Task statement: Please transcribe the data below exactly. Leave the pictures out.

Source code of charts

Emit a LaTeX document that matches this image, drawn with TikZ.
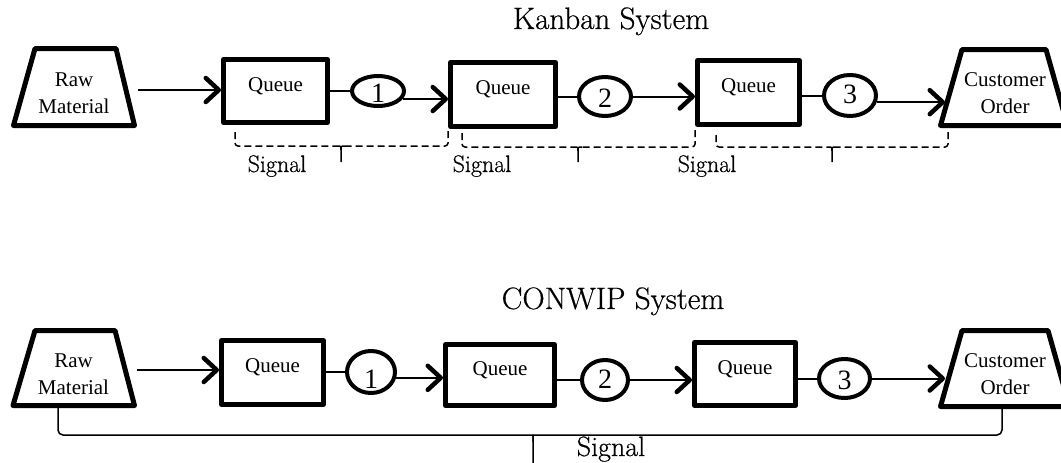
\documentclass[tikz,border=0pt]{standalone}
\usepackage{fontspec}
\newfontfamily\tnr{Liberation Serif}
\newfontfamily\cmb[FakeBold=0.5]{Latin Modern Roman}
\usetikzlibrary{arrows.meta,shapes.geometric}
\begin{document}
\begin{tikzpicture}[x=1pt,y=-1pt,
  line join=round,
  box/.style={draw, rectangle, line width=5pt, inner sep=0pt,
    font=\tnr\fontsize{21}{25}\selectfont, text height=14pt, text depth=14pt},
  trapline/.style={draw, line width=5pt},
  traptext/.style={align=center, inner sep=0pt, font=\tnr\fontsize{21}{27}\selectfont},
  num/.style={draw, ellipse, line width=4pt, inner sep=0pt,
    font=\tnr\fontsize{28}{30}\selectfont, text height=0pt, text depth=0pt},
  conn/.style={line width=2pt},
  arr/.style={line width=2pt, -{Straight Barb[length=13pt,width=24pt,line width'=4.5pt,round]}},
  sig/.style={line width=1.5pt, dash pattern=on 7pt off 4pt},
  sigtick/.style={line width=1.5pt},
  sol/.style={line width=1.5pt},
  title/.style={anchor=base, font=\cmb\fontsize{31}{36}\selectfont},
  siglab/.style={anchor=base, font=\cmb\fontsize{24}{28}\selectfont}
]
\useasboundingbox (0,0) rectangle (1061,463);

% ---------------- Kanban ----------------
\node[title] (tk) at (611,29) {Kanban System};

\draw[trapline] (35,48.5) -- (116,48.5) -- (134.5,125.5) -- (13.5,125.5) -- cycle;
\node[traptext] (rawA) at (74,93) {Raw\\Material};
\coordinate (rawAout) at (138,90);

\node[box, minimum width=104pt, minimum height=63pt] (qa1) at (275.5,91) {Queue};
\node[num, minimum width=52pt, minimum height=30pt] (ca1) at (378,91) {\raisebox{-11.5pt}{1}};
\node[box, minimum width=105pt, minimum height=64pt] (qa2) at (503,94.5) {Queue};
\node[num, minimum width=52pt, minimum height=39pt] (ca2) at (605,96.5) {\raisebox{-11pt}{2}};
\node[box, minimum width=102pt, minimum height=64pt] (qa3) at (748.5,92.5) {Queue};
\node[num, minimum width=52pt, minimum height=41pt] (ca3) at (850,95.5) {\raisebox{-8pt}{3}};

\draw[trapline] (962,49.5) -- (1046,49.5) -- (1067.5,125.5) -- (940.5,125.5) -- cycle;
\node[traptext] (custA) at (1005,93.5) {Customer\\Order};
\coordinate (custAin) at (945,102);

\draw[arr] (rawAout) -- (rawAout -| qa1.west);
\draw[conn] (qa1.east |- ca1.west) -- (ca1.west);
\draw[arr] (ca1.-18) -- (ca1.-18 -| qa2.west);
\draw[conn] (qa2.east |- ca2.west) -- (ca2.west);
\draw[arr] (ca2.east) -- (ca2.east -| qa3.west);
\draw[conn] (qa3.east |- ca3.west) -- (ca3.west);
\draw[arr] (ca3.-14) -- (ca3.-14 -| custAin);

% dashed signal braces
\draw[sig, rounded corners=3pt] (235,132) -- (235,146) -- (337,146);
\draw[sig, rounded corners=3pt] (448,131) -- (448,146) -- (345,146);
\draw[sigtick] (337,146) .. controls (341,146) .. (341,150) -- (341,162);
\draw[sigtick] (345,146) .. controls (341,146) .. (341,150);

\draw[sig, rounded corners=3pt] (462,133) -- (462,147) -- (574,147);
\draw[sig, rounded corners=3pt] (695,130) -- (695,147) -- (582,147);
\draw[sigtick] (574,147) .. controls (578,147) .. (578,151) -- (578,162);
\draw[sigtick] (582,147) .. controls (578,147) .. (578,151);

\draw[sig, rounded corners=3pt] (716,135) -- (716,147) -- (828,147);
\draw[sig, rounded corners=3pt] (948,132) -- (948,147) -- (836,147);
\draw[sigtick] (828,147) .. controls (832,147) .. (832,151) -- (832,162);
\draw[sigtick] (836,147) .. controls (832,147) .. (832,151);

\node[siglab] (s1) at (277,172) {Signal};
\node[siglab] (s2) at (482,172) {Signal};
\node[siglab] (s3) at (707,172) {Signal};

% ---------------- CONWIP ----------------
\node[title] (tc) at (613,309) {CONWIP System};

\draw[trapline] (35,330.5) -- (115,330.5) -- (134.5,405.5) -- (13,405.5) -- cycle;
\node[traptext] (rawB) at (73.5,374) {Raw\\Material};
\coordinate (rawBout) at (137,370);

\node[box, minimum width=102pt, minimum height=64pt] (qb1) at (272.5,372.5) {Queue};
\node[num, minimum width=48pt, minimum height=42pt] (cb1) at (371,372) {\raisebox{-16pt}{1}};
\node[box, minimum width=109pt, minimum height=61pt] (qb2) at (500,375) {Queue};
\node[num, minimum width=46pt, minimum height=40pt] (cb2) at (605,380) {\raisebox{-8pt}{2}};
\node[box, minimum width=101pt, minimum height=63pt] (qb3) at (745,374) {Queue};
\node[num, minimum width=51pt, minimum height=39pt] (cb3) at (844.5,378.5) {\raisebox{-11pt}{3}};

\draw[trapline] (962,330.5) -- (1048,330.5) -- (1069.5,406.5) -- (940.5,406.5) -- cycle;
\node[traptext] (custB) at (1005,374.5) {Customer\\Order};
\coordinate (custBin) at (945,379);

\draw[arr] (rawBout) -- (rawBout -| qb1.west);
\draw[conn] (qb1.east |- cb1.west) -- (cb1.west);
\draw[arr] (cb1.-13) -- (cb1.-13 -| qb2.west);
\draw[conn] (qb2.east |- cb2.west) -- (cb2.west);
\draw[arr] (cb2.east) -- (cb2.east -| qb3.west);
\draw[conn] (qb3.east |- cb3.west) -- (cb3.west);
\draw[arr] (cb3.east) -- (cb3.east -| custBin);

% solid signal brace
\draw[sol, rounded corners=5pt] (58,408) -- (58,435) -- (528,435) .. controls (533,435) .. (533,442) -- (533,463);
\draw[sol, rounded corners=5pt] (1002,409) -- (1002,435) -- (538,435) .. controls (533,435) .. (533,442);

\node[anchor=base, font=\cmb\fontsize{28}{32}\selectfont] (s4) at (611,456) {Signal};
\end{tikzpicture}
\end{document}
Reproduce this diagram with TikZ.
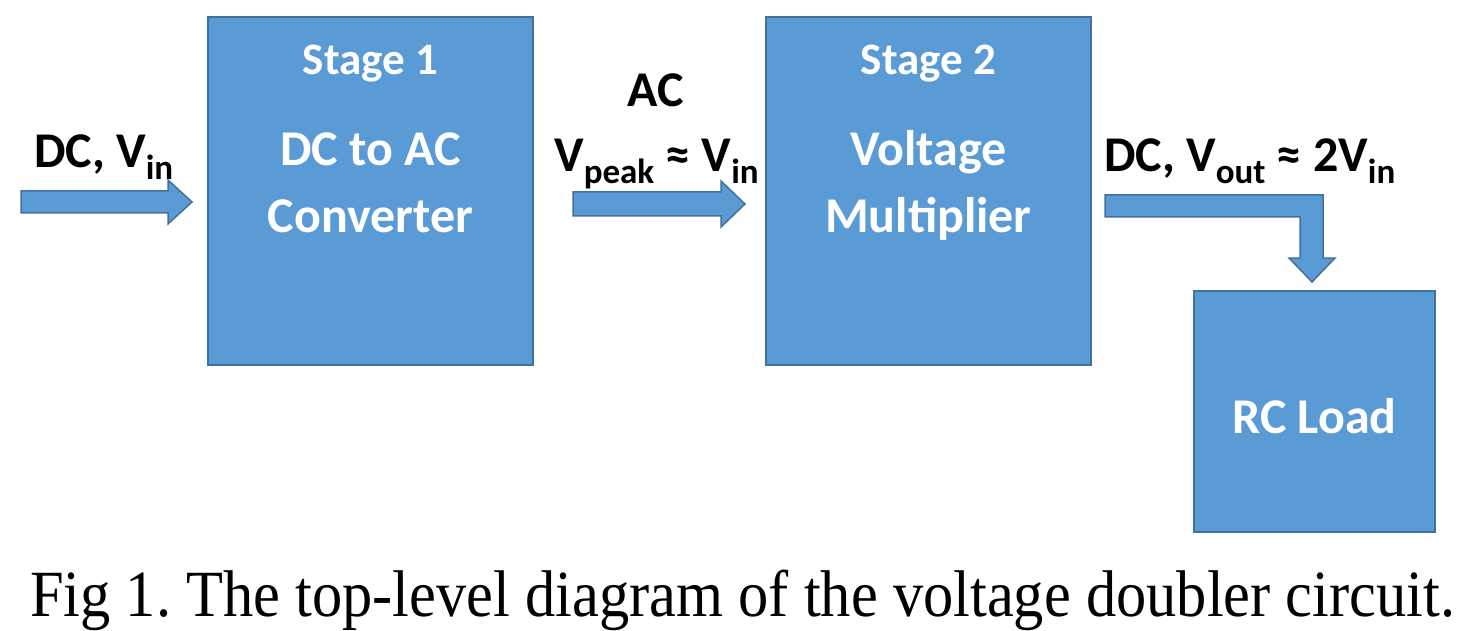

Reply:
Emit a LaTeX document that matches this image, drawn with TikZ.
\documentclass[tikz,border=0pt]{standalone}
\usepackage{fontspec}
\newfontfamily\tnr{Liberation Serif}
\newfontfamily\cmb[FakeBold=0.5]{Latin Modern Roman}
\usetikzlibrary{arrows.meta,shapes.geometric}
\begin{document}
\begin{tikzpicture}[x=1pt,y=-1pt,
  line join=round,
  box/.style={draw, rectangle, line width=5pt, inner sep=0pt,
    font=\tnr\fontsize{21}{25}\selectfont, text height=14pt, text depth=14pt},
  trapline/.style={draw, line width=5pt},
  traptext/.style={align=center, inner sep=0pt, font=\tnr\fontsize{21}{27}\selectfont},
  num/.style={draw, ellipse, line width=4pt, inner sep=0pt,
    font=\tnr\fontsize{28}{30}\selectfont, text height=0pt, text depth=0pt},
  conn/.style={line width=2pt},
  arr/.style={line width=2pt, -{Straight Barb[length=13pt,width=24pt,line width'=4.5pt,round]}},
  sig/.style={line width=1.5pt, dash pattern=on 7pt off 4pt},
  sigtick/.style={line width=1.5pt},
  sol/.style={line width=1.5pt},
  title/.style={anchor=base, font=\cmb\fontsize{31}{36}\selectfont},
  siglab/.style={anchor=base, font=\cmb\fontsize{24}{28}\selectfont}
]
\useasboundingbox (0,0) rectangle (1061,463);

% ---------------- Kanban ----------------
\node[title] (tk) at (611,29) {Kanban System};

\draw[trapline] (35,48.5) -- (116,48.5) -- (134.5,125.5) -- (13.5,125.5) -- cycle;
\node[traptext] (rawA) at (74,93) {Raw\\Material};
\coordinate (rawAout) at (138,90);

\node[box, minimum width=104pt, minimum height=63pt] (qa1) at (275.5,91) {Queue};
\node[num, minimum width=52pt, minimum height=30pt] (ca1) at (378,91) {\raisebox{-11.5pt}{1}};
\node[box, minimum width=105pt, minimum height=64pt] (qa2) at (503,94.5) {Queue};
\node[num, minimum width=52pt, minimum height=39pt] (ca2) at (605,96.5) {\raisebox{-11pt}{2}};
\node[box, minimum width=102pt, minimum height=64pt] (qa3) at (748.5,92.5) {Queue};
\node[num, minimum width=52pt, minimum height=41pt] (ca3) at (850,95.5) {\raisebox{-8pt}{3}};

\draw[trapline] (962,49.5) -- (1046,49.5) -- (1067.5,125.5) -- (940.5,125.5) -- cycle;
\node[traptext] (custA) at (1005,93.5) {Customer\\Order};
\coordinate (custAin) at (945,102);

\draw[arr] (rawAout) -- (rawAout -| qa1.west);
\draw[conn] (qa1.east |- ca1.west) -- (ca1.west);
\draw[arr] (ca1.-18) -- (ca1.-18 -| qa2.west);
\draw[conn] (qa2.east |- ca2.west) -- (ca2.west);
\draw[arr] (ca2.east) -- (ca2.east -| qa3.west);
\draw[conn] (qa3.east |- ca3.west) -- (ca3.west);
\draw[arr] (ca3.-14) -- (ca3.-14 -| custAin);

% dashed signal braces
\draw[sig, rounded corners=3pt] (235,132) -- (235,146) -- (337,146);
\draw[sig, rounded corners=3pt] (448,131) -- (448,146) -- (345,146);
\draw[sigtick] (337,146) .. controls (341,146) .. (341,150) -- (341,162);
\draw[sigtick] (345,146) .. controls (341,146) .. (341,150);

\draw[sig, rounded corners=3pt] (462,133) -- (462,147) -- (574,147);
\draw[sig, rounded corners=3pt] (695,130) -- (695,147) -- (582,147);
\draw[sigtick] (574,147) .. controls (578,147) .. (578,151) -- (578,162);
\draw[sigtick] (582,147) .. controls (578,147) .. (578,151);

\draw[sig, rounded corners=3pt] (716,135) -- (716,147) -- (828,147);
\draw[sig, rounded corners=3pt] (948,132) -- (948,147) -- (836,147);
\draw[sigtick] (828,147) .. controls (832,147) .. (832,151) -- (832,162);
\draw[sigtick] (836,147) .. controls (832,147) .. (832,151);

\node[siglab] (s1) at (277,172) {Signal};
\node[siglab] (s2) at (482,172) {Signal};
\node[siglab] (s3) at (707,172) {Signal};

% ---------------- CONWIP ----------------
\node[title] (tc) at (613,309) {CONWIP System};

\draw[trapline] (35,330.5) -- (115,330.5) -- (134.5,405.5) -- (13,405.5) -- cycle;
\node[traptext] (rawB) at (73.5,374) {Raw\\Material};
\coordinate (rawBout) at (137,370);

\node[box, minimum width=102pt, minimum height=64pt] (qb1) at (272.5,372.5) {Queue};
\node[num, minimum width=48pt, minimum height=42pt] (cb1) at (371,372) {\raisebox{-16pt}{1}};
\node[box, minimum width=109pt, minimum height=61pt] (qb2) at (500,375) {Queue};
\node[num, minimum width=46pt, minimum height=40pt] (cb2) at (605,380) {\raisebox{-8pt}{2}};
\node[box, minimum width=101pt, minimum height=63pt] (qb3) at (745,374) {Queue};
\node[num, minimum width=51pt, minimum height=39pt] (cb3) at (844.5,378.5) {\raisebox{-11pt}{3}};

\draw[trapline] (962,330.5) -- (1048,330.5) -- (1069.5,406.5) -- (940.5,406.5) -- cycle;
\node[traptext] (custB) at (1005,374.5) {Customer\\Order};
\coordinate (custBin) at (945,379);

\draw[arr] (rawBout) -- (rawBout -| qb1.west);
\draw[conn] (qb1.east |- cb1.west) -- (cb1.west);
\draw[arr] (cb1.-13) -- (cb1.-13 -| qb2.west);
\draw[conn] (qb2.east |- cb2.west) -- (cb2.west);
\draw[arr] (cb2.east) -- (cb2.east -| qb3.west);
\draw[conn] (qb3.east |- cb3.west) -- (cb3.west);
\draw[arr] (cb3.east) -- (cb3.east -| custBin);

% solid signal brace
\draw[sol, rounded corners=5pt] (58,408) -- (58,435) -- (528,435) .. controls (533,435) .. (533,442) -- (533,463);
\draw[sol, rounded corners=5pt] (1002,409) -- (1002,435) -- (538,435) .. controls (533,435) .. (533,442);

\node[anchor=base, font=\cmb\fontsize{28}{32}\selectfont] (s4) at (611,456) {Signal};
\end{tikzpicture}
\end{document}
Reproduce this diagram with TikZ.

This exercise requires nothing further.